The chapter began with the problem of overfitting, a universal phenomenon by which models with more parameters fit a sample better, even when the additional parameters are meaningless. Two common tools were introduced to address overfitting: regularizing priors and estimates of out-of-sample accuracy (WAIC and PSIS). Regularizing priors reduce overfitting during estimation, and WAIC and PSIS help estimate the degree of overfitting. Practical functions compare in the rethinking package were introduced to help analyze collections of models fit to the same data. If you are after causal estimates, then these tools will mislead you. So models must be designed through some other method, not selected on the basis of out-of-sample predictive accuracy. But any causal estimate will still overfit the sample. So you always have to worry about overfitting, measuring it with WAIC/PSIS and reducing it with regularization.
Place each answer inside the code chunk (grey box). The code chunks should contain a text response or a code that completes/answers the question or activity requested. Make sure to include plots if the question requests them. Problems are labeled Easy (E), Medium (M), and Hard(H).
Finally, upon completion, name your final output .html file as: YourName_ANLY505-Year-Semester.html and publish the assignment to your R Pubs account and submit the link to Canvas. Each question is worth 5 points.
7E1. State the three motivating criteria that define information entropy. Try to express each in your own words.
# 1. Continuity. If the probability changes a little bit, then the entropy will also changes a little bit.
# 2. Scalability. Entropy increases as number of possible events increase.
# 3. Additivity. The total uncertainty will be the sum of divided uncertainty from all independent events.
7E2. Suppose a coin is weighted such that, when it is tossed and lands on a table, it comes up heads 70% of the time. What is the entropy of this coin?
# based on the entropy formula
# -(0.7 * log(0.7) + 0.3 *log(0.3)) = 0.6108643
7E3. Suppose a four-sided die is loaded such that, when tossed onto a table, it shows “1” 20%, “2” 25%, “3” 25%, and “4” 30% of the time. What is the entropy of this die?
# based on the entropy formula
# -(0.2 * log(0.2) + 0.25 *log(0.25) + 0.25 * log(0.25) + 0.3 * log(0.3)) = 1.376227
7E4. Suppose another four-sided die is loaded such that it never shows “4”. The other three sides show equally often. What is the entropy of this die?
# based on the entropy formula
# -(1/3 * log(1/3) + 1/3 * log(1/3) + 1/3 * log(1/3)) = 1.098612
7M1. Write down and compare the definitions of AIC and WAIC. Which of these criteria is most general? Which assumptions are required to transform the more general criterion into a less general one?

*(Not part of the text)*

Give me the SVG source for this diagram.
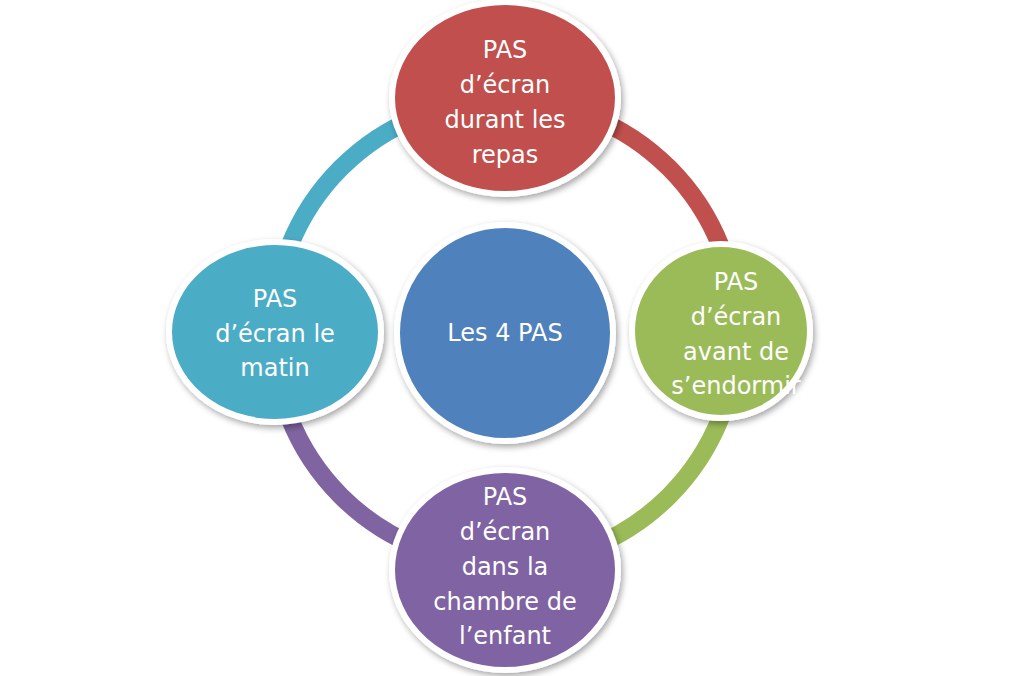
<svg xmlns="http://www.w3.org/2000/svg" width="1013" height="676" viewBox="0 0 1013 676">
<defs>
<filter id="sh" x="-20%" y="-20%" width="140%" height="140%"><feDropShadow dx="2" dy="3" stdDeviation="3" flood-color="#000" flood-opacity="0.35"/></filter>
<style>
.arc{fill:none;stroke-width:18}
.n{stroke:#fff;stroke-width:6;filter:url(#sh)}
text{font-family:"DejaVu Sans",sans-serif;font-size:24px;fill:#fff;text-anchor:middle}
</style>
</defs>
<rect width="1013" height="676" fill="#fff"/>
<g id="connectors">
<path class="arc" stroke="#C0504D" d="M505 100 A232 232 0 0 1 737 332"/>
<path class="arc" stroke="#9BBB59" d="M737 332 A232 232 0 0 1 505 564"/>
<path class="arc" stroke="#8064A2" d="M505 564 A232 232 0 0 1 273 332"/>
<path class="arc" stroke="#4BACC6" d="M273 332 A232 232 0 0 1 505 100"/>
</g>
<g id="center"><circle class="n" cx="505" cy="333" r="108" fill="#4F81BD"/><text x="505" y="341">Les 4 PAS</text></g>
<g id="top"><ellipse class="n" cx="505" cy="98" rx="113" ry="96" fill="#C0504D"/>
<text x="505" y="58">PAS</text><text x="505" y="93">d’écran</text><text x="505" y="128">durant les</text><text x="505" y="163">repas</text></g>
<g id="right"><ellipse class="n" cx="721" cy="331" rx="89" ry="87" fill="#9BBB59"/>
<text x="736" y="290">PAS</text><text x="736" y="325">d’écran</text><text x="736" y="360">avant de</text><text x="736" y="394">s’endormir</text></g>
<g id="bottom"><ellipse class="n" cx="505" cy="570" rx="113" ry="100" fill="#8064A2"/>
<text x="505" y="505">PAS</text><text x="505" y="540">d’écran</text><text x="505" y="575">dans la</text><text x="505" y="610">chambre de</text><text x="505" y="644">l’enfant</text></g>
<g id="left"><ellipse class="n" cx="275" cy="332" rx="106" ry="90" fill="#4BACC6"/>
<text x="275" y="307">PAS</text><text x="275" y="342">d’écran le</text><text x="275" y="376">matin</text></g>
</svg>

# AIC is Akaike information criterion and the formula is D_train + 2p which is in-sample training deviance plus number of parameters in the model. The assumptions are
# 1. The priors are flat or overwhelmed by the likelihood.
# 2. The posterior distribution is approximately multivariate Gaussian.
# 3. The sample size N is much greater than the number of parameters k.
# WAIC is Widely Applicable Information Criterion and the formula is −2(lppd − ∑_i var_θ*log p(yi|θ)) where lppd is log-pointwise-predictive-density, θ is posterior distribution and y is observation. The assumption is the sample size N is much greater than the number of parameters k.
# WAIC is more general for less assumption. To transform from WAIC to AIC, we need to assume that posterior distribution is approximately multivariate Gaussian and priors are flat or overwhelmed by the likelihood.
7M2. Explain the difference between model selection and model comparison. What information is lost under model selection?
# In model selection, we use information criteria to find out the best model. We pick the one with best performance on the information criteria and then done. In this case, there are so many hidden things are neglected like relationship between variables and so on. But in model comparison, we compare the current model with a new model which is generally a slightly differences from the current model (like add one more variable) and use information criteria as a metric to help us better understand the two models.
7M3. When comparing models with an information criterion, why must all models be fit to exactly the same observations? What would happen to the information criterion values, if the models were fit to different numbers of observations? Perform some experiments, if you are not sure.
# Since Information criteria is based on the deviance from all observations in summation rather than average, more observations get higher deviance. To be fair, the number of observations should be the same.
7M4. What happens to the effective number of parameters, as measured by PSIS or WAIC, as a prior becomes more concentrated? Why? Perform some experiments, if you are not sure.
# As a prior becomes more concentrated, the effective number of parameters or the penalty term will decrease.
# For WAIC, if the prior is more concentrated, that means smaller variance in the log-likelihoods
# for each observation in the training data and then smaller pWAIC.
7M5. Provide an informal explanation of why informative priors reduce overfitting.
# Informative prior avoid model to solely learn from the given data.
7M6. Provide an informal explanation of why overly informative priors result in underfitting.
# Overly informative prior can cause the model leverage too much on the prior compared to the likelihood from the given data and provide inaccurate posterior distribution.